What MOQ should I expect for beer growler custom orders?

For stainless beer growler custom projects, a realistic MOQ is 500 to 1,000 units for a standard body with existing tooling. If you want a new shape, unique handle, or special lid, the factory may ask for 3,000 units or a tooling fee. In Zhejiang, some canteen manufacturers can run lower trial quantities, but the unit price usually rises 15% to 30% below 1,000 pieces. If you need a retail launch, ask for tiered pricing at 1,000, 3,000, and 5,000 units before you confirm artwork.

How much does a custom growler usually cost FOB China?

A basic custom growler in stainless steel often lands around USD 2.20 to USD 4.80 FOB China depending on size, material, and decoration. A 32 oz single-wall unit with one-color logo can be near the low end. A double-wall SS304 version with powder coating, laser logo, and retail box can move above USD 4.00. Freight, inspection, and duty are separate. If a supplier gives you a price without specifying FOB port, carton count, or logo method, treat it as a rough guess, not a usable quotation.

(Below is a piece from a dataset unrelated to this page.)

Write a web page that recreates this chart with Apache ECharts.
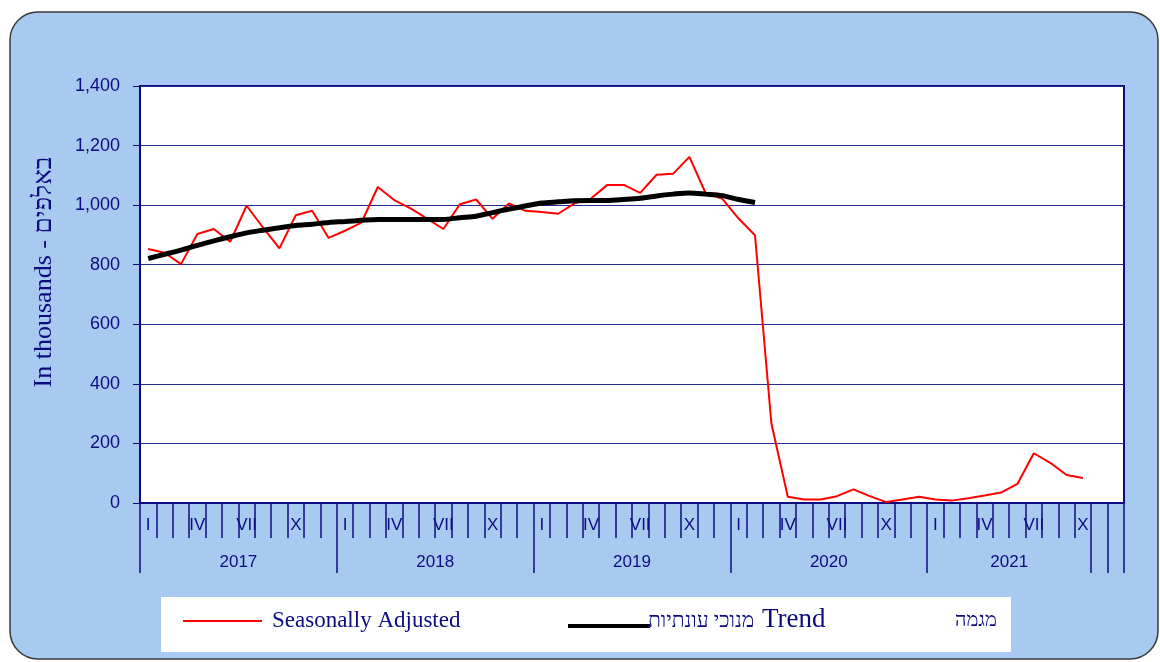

What should be in the sample approval for a customized growler?

Your sample approval should cover capacity, weight, lid fit, leak resistance, decoration placement, and color reference. Ask the supplier to mark the approved sample number and keep one sealed reference sample on both sides. For a customized growler, I would also check the coating adhesion, threading smoothness, and carton drop behavior. If the order is for Europe or North America, keep the approval record with the artwork file, Pantone values, and packing spec. That saves time when production and shipping teams start asking for clarifications.

Can I combine beer growler custom and canteen promotional items in one order?

Yes, if the factory has compatible stainless lines and the same decoration setup. Many custom drinkware buyers combine beer growler custom, custom canteen, and canteen promotional products to improve container load efficiency and spread setup costs. The key is to separate each SKU in the PO with its own artwork, packing, and carton spec. A canteen factory in China can often manage mixed orders, but do not assume the same lid, coating, or print process works across all SKUs. Keep the specs clear and the QC plan separate for each item.

How long does production take after sample approval?

For standard custom drinkware, production usually takes 25 to 35 days after sample approval and deposit. If the design needs new tooling, special coating, or a very busy season schedule, add 7 to 15 days. A canteen manufacturer in Zhejiang with around 300,000 units per month can move faster on repeat orders than on first-time projects. Ask the factory to confirm the production calendar in writing, including material arrival, mass production start, inspection date, and ready-to-ship date. That is the only schedule that matters.